The purpose of transport from its inception to date is to connect people, goods, services and jobs, and the measure of a transport system’s ability to do so can be rated as its ‘accessibility’. As such, transport systems serve a vital role as the key source of functionality for services that support our livelihoods, well-being and economic growth. While the link between good accessibility and economic growth is well established (such as cursory GDP growth factor models) the less easily modelled link between good accessibility and social equity is still lacking in our long-term transport and planning models.
Current trends for road infrastructure development focus on achieving ‘hyper mobility’ (UN-Habitat 2013) the attainment of longer highway km and faster speeds. This research project responds to the call for a return to the original purpose and value of transportation, accessibility, as a means to addressing the sustainability challenges of this century.

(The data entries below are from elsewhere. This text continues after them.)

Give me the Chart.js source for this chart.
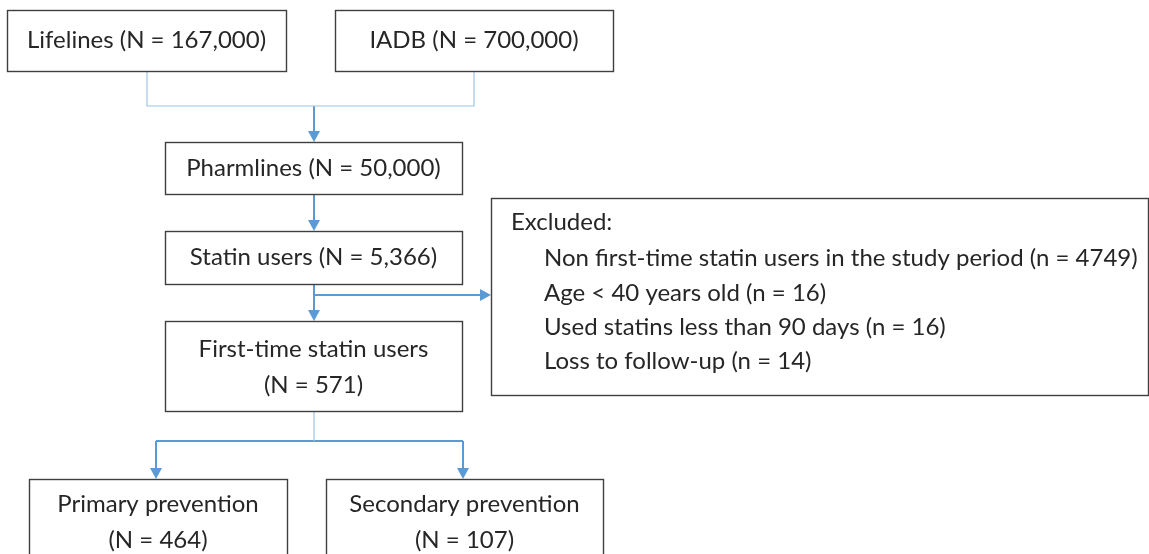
<!DOCTYPE html>
<html>
<head>
<meta charset="utf-8">
<script src="https://cdn.jsdelivr.net/npm/chart.js@4/dist/chart.umd.min.js"></script>
<style>
  html, body { margin: 0; padding: 0; background: #fff; }
  canvas { display: block; }
</style>
</head>
<body>
<canvas id="flow" width="1149" height="554"></canvas>
<script>
// Flow data
const sourceNames = ['Lifelines', 'IADB'];
const sourceCounts = [167000, 700000];
const stepNames = ['Pharmlines', 'Statin users', 'First-time statin users'];
const stepCounts = [50000, 5366, 571];
const excludedReasons = [
    'Non first-time statin users in the study period',
    'Age < 40 years old',
    'Used statins less than 90 days',
    'Loss to follow-up'
];
const excludedCounts = [4749, 16, 16, 14];
const groupNames = ['Primary prevention', 'Secondary prevention'];
const groupCounts = [464, 107];

// Layout (in pixel-like units of the chart's x/y scales)
const boxLayout = [
    { x0: 7,   x1: 286, y0: 10,  y1: 71 },   // Lifelines
    { x0: 335, x1: 613, y0: 10,  y1: 71 },   // IADB
    { x0: 165, x1: 462, y0: 142, y1: 194 },  // Pharmlines
    { x0: 165, x1: 462, y0: 231, y1: 284 },  // Statin users
    { x0: 165, x1: 462, y0: 321, y1: 411 },  // First-time
    { x0: 491, x1: 1148, y0: 198, y1: 395 }, // Excluded
    { x0: 29,  x1: 287, y0: 479, y1: 560 },  // Primary
    { x0: 326, x1: 603, y0: 479, y1: 560 }   // Secondary
];

const fmt = n => n.toLocaleString('en-US');

function boxLines(i) {
    if (i < 2) return [sourceNames[i] + ' (N = ' + fmt(sourceCounts[i]) + ')'];
    if (i < 4) return [stepNames[i - 2] + ' (N = ' + fmt(stepCounts[i - 2]) + ')'];
    if (i === 4) return [stepNames[2], '(N = ' + fmt(stepCounts[2]) + ')'];
    if (i >= 6) return [groupNames[i - 6], '(N = ' + fmt(groupCounts[i - 6]) + ')'];
    return null;
}

const thinBlue = '#9dc3e6';
const arrowBlue = '#5b9bd5';

function seg(points, arrow, thin) {
    return {
        type: 'line',
        data: points.map(p => ({ x: p[0], y: p[1] })),
        borderColor: thin ? thinBlue : arrowBlue,
        borderWidth: thin ? 1.2 : 2,
        pointRadius: 0,
        fill: false,
        tension: 0,
        arrow: arrow
    };
}

const connectors = [
    seg([[147, 71], [147, 106], [474, 106], [474, 71]], false, true),
    seg([[314, 106], [314, 131]], true, false),
    seg([[314, 194], [314, 220]], true, false),
    seg([[314, 284], [314, 310]], true, false),
    seg([[314, 295], [480, 295]], true, false),
    seg([[314, 411], [314, 441]], false, true),
    seg([[156, 441], [463, 441]], false, false),
    seg([[156, 441], [156, 468]], true, false),
    seg([[463, 441], [463, 468]], true, false)
];

const boxPlugin = {
    id: 'boxes',
    afterDatasetsDraw(chart) {
        const ctx = chart.ctx;
        const xs = chart.scales.x, ys = chart.scales.y;
        ctx.save();

        // arrow heads
        chart.data.datasets.forEach(ds => {
            if (!ds.arrow) return;
            const a = ds.data[ds.data.length - 2], b = ds.data[ds.data.length - 1];
            const ax = xs.getPixelForValue(a.x), ay = ys.getPixelForValue(a.y);
            const bx = xs.getPixelForValue(b.x), by = ys.getPixelForValue(b.y);
            const ang = Math.atan2(by - ay, bx - ax);
            const len = 11, half = 6;
            ctx.fillStyle = arrowBlue;
            ctx.beginPath();
            const tx = bx + Math.cos(ang) * len, ty = by + Math.sin(ang) * len;
            ctx.moveTo(tx, ty);
            ctx.lineTo(bx - Math.sin(ang) * half, by + Math.cos(ang) * half);
            ctx.lineTo(bx + Math.sin(ang) * half, by - Math.cos(ang) * half);
            ctx.closePath();
            ctx.fill();
        });

        // boxes
        ctx.strokeStyle = '#3f3f3f';
        ctx.lineWidth = 1.4;
        ctx.fillStyle = '#262626';
        ctx.font = '24px Lato, "Open Sans", sans-serif';
        ctx.textBaseline = 'middle';
        boxLayout.forEach((b, i) => {
            const x0 = xs.getPixelForValue(b.x0), x1 = xs.getPixelForValue(b.x1);
            const y0 = ys.getPixelForValue(b.y0), y1 = ys.getPixelForValue(b.y1);
            ctx.strokeRect(Math.round(x0) + 0.5, Math.round(y0) + 0.5, Math.round(x1 - x0), Math.round(y1 - y0));
            const lines = boxLines(i);
            if (lines) {
                ctx.textAlign = 'center';
                const cx = (x0 + x1) / 2;
                if (lines.length === 1) {
                    ctx.fillText(lines[0], cx, (y0 + y1) / 2);
                } else {
                    const top = i === 4 ? ys.getPixelForValue(349) : ys.getPixelForValue(504);
                    ctx.fillText(lines[0], cx, top);
                    ctx.fillText(lines[1], cx, top + 36);
                }
            }
        });

        // excluded box text
        ctx.textAlign = 'left';
        ctx.fillText('Excluded:', xs.getPixelForValue(511), ys.getPixelForValue(222));
        const rowY = [258, 293, 327, 361];
        excludedReasons.forEach((r, k) => {
            ctx.fillText(r + ' (n = ' + excludedCounts[k] + ')', xs.getPixelForValue(544), ys.getPixelForValue(rowY[k]));
        });
        ctx.restore();
    }
};

new Chart(document.getElementById('flow'), {
    type: 'scatter',
    data: { datasets: connectors },
    options: {
        responsive: false,
        animation: false,
        devicePixelRatio: 1,
        layout: { padding: 0 },
        plugins: { legend: { display: false }, tooltip: { enabled: false } },
        scales: {
            x: { type: 'linear', min: 0, max: 1149, display: false },
            y: { type: 'linear', min: 0, max: 554, reverse: true, display: false }
        }
    },
    plugins: [boxPlugin]
});
</script>
</body>
</html>
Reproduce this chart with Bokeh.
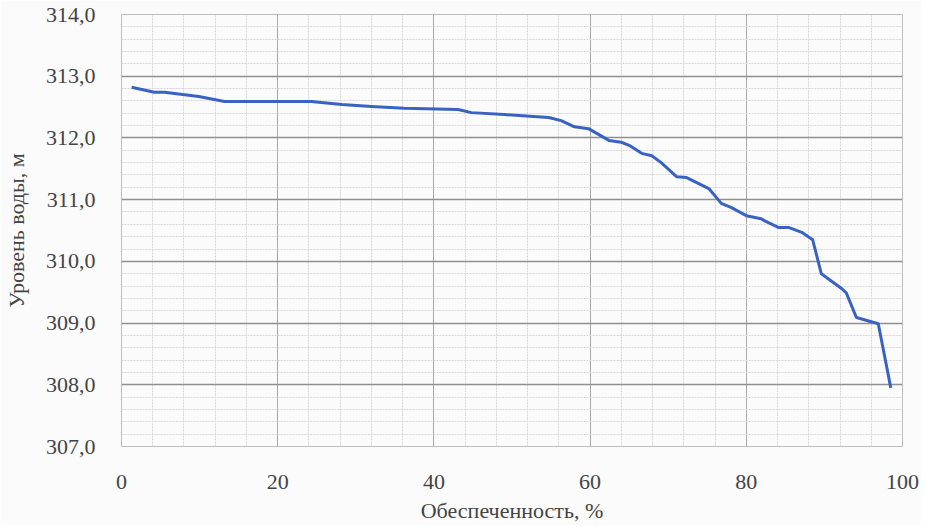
from bokeh.plotting import figure
from bokeh.models import CustomJSTickFormatter, FixedTicker, Range1d
from bokeh.embed import file_html
from bokeh.resources import INLINE

# Data
supply_pct = [1.3, 4.2, 5.5, 9.9, 13.2, 24.3, 28.2, 32.0, 35.0, 36.2, 43.1, 44.8,
              49.0, 54.7, 56.3, 58.0, 59.8, 62.4, 64.0, 65.0, 66.6, 67.9, 69.1,
              71.1, 72.3, 75.2, 76.8, 78.1, 80.0, 81.9, 82.3, 84.1, 85.4, 87.1,
              88.5, 89.6, 92.2, 92.8, 94.1, 96.9, 98.5]
water_level = [312.82, 312.74, 312.74, 312.67, 312.59, 312.59, 312.54, 312.51,
               312.49, 312.48, 312.46, 312.41, 312.38, 312.33, 312.28, 312.18,
               312.15, 311.96, 311.93, 311.88, 311.75, 311.71, 311.60, 311.37,
               311.36, 311.18, 310.94, 310.87, 310.74, 310.69, 310.66, 310.55,
               310.55, 310.47, 310.35, 309.80, 309.56, 309.49, 309.09, 308.99,
               307.95]
x_ticks = [0, 20, 40, 60, 80, 100]
y_ticks = [307, 308, 309, 310, 311, 312, 313, 314]
x_minor = [v for v in range(0, 101, 4) if v % 20 != 0]
y_minor = [round(307 + i * 0.2, 1) for i in range(36) if i % 5 != 0]

FONT = "'Times New Roman', 'Liberation Serif', serif"
TXT = "#444444"

p = figure(frame_width=781, frame_height=432,
           min_border_left=114, min_border_right=19, min_border_top=14, min_border_bottom=65,
           x_range=Range1d(0, 100), y_range=Range1d(307, 314),
           output_backend="svg", toolbar_location=None,
           background_fill_color="#fbfbfb", border_fill_color="#fbfbfb")
p.outline_line_color = "#bdbdbd"

p.xaxis.ticker = FixedTicker(ticks=x_ticks, minor_ticks=x_minor)
p.yaxis.ticker = FixedTicker(ticks=y_ticks, minor_ticks=y_minor)
p.yaxis.formatter = CustomJSTickFormatter(code="return tick.toFixed(1).replace('.', ',');")

for ax in (p.xaxis, p.yaxis):
    ax.axis_line_color = None
    ax.major_tick_line_color = None
    ax.minor_tick_line_color = None
    ax.major_label_text_font = FONT
    ax.major_label_text_font_size = "22px"
    ax.major_label_text_color = TXT
    ax.axis_label_text_font = FONT
    ax.axis_label_text_font_size = "22px"
    ax.axis_label_text_font_style = "normal"
    ax.axis_label_text_color = TXT

p.xaxis.axis_label = "Обеспеченность, %"
p.yaxis.axis_label = "Уровень воды, м"
p.xaxis.major_label_standoff = 22
p.xaxis.axis_label_standoff = 6
p.yaxis.major_label_standoff = 20
p.yaxis.axis_label_standoff = 14

p.xgrid.grid_line_color = "#a8a8a8"
p.ygrid.grid_line_color = "#909090"
p.xgrid.grid_line_width = 1
p.ygrid.grid_line_width = 1.5
for g in (p.xgrid, p.ygrid):
    g.minor_grid_line_color = "#d6d6d6"
    g.minor_grid_line_dash = "2 1"
    g.minor_grid_line_width = 1

p.line(supply_pct, water_level, line_color="#3a62c2", line_width=3, line_join="round")

open("out.html", "w").write(file_html(p, INLINE))
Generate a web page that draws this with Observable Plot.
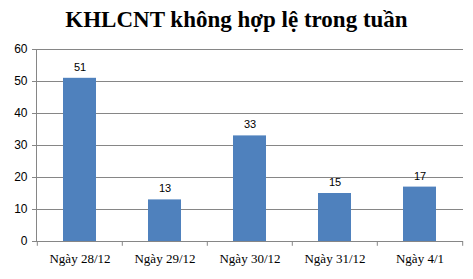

Contrary to its popular usage, sustainable development is more than just a climate change buzzword. It is a philosophy of living and developing that endorses intelligent and holistic design. It is also defined by the ‘Our Common Future’ report as: “development that meets the needs of present generations while not compromising the ability of future generations to also meet their needs”. Unfortunately, negligent and human-centred design has led to many of our current threats to sustainability, ranging from resource depletion to loss of biodiversity.
While sustainable development first focused on the link between the environment and economic system, the World Summit on Sustainable Development (2002), in Johannesburg, South Africa, introduced a third ‘pillar’, that of social equity. Together, the three pillars of sustainability, environmental protection, economic development and social equity, are the essential targets to reach for in planning and conducting any development.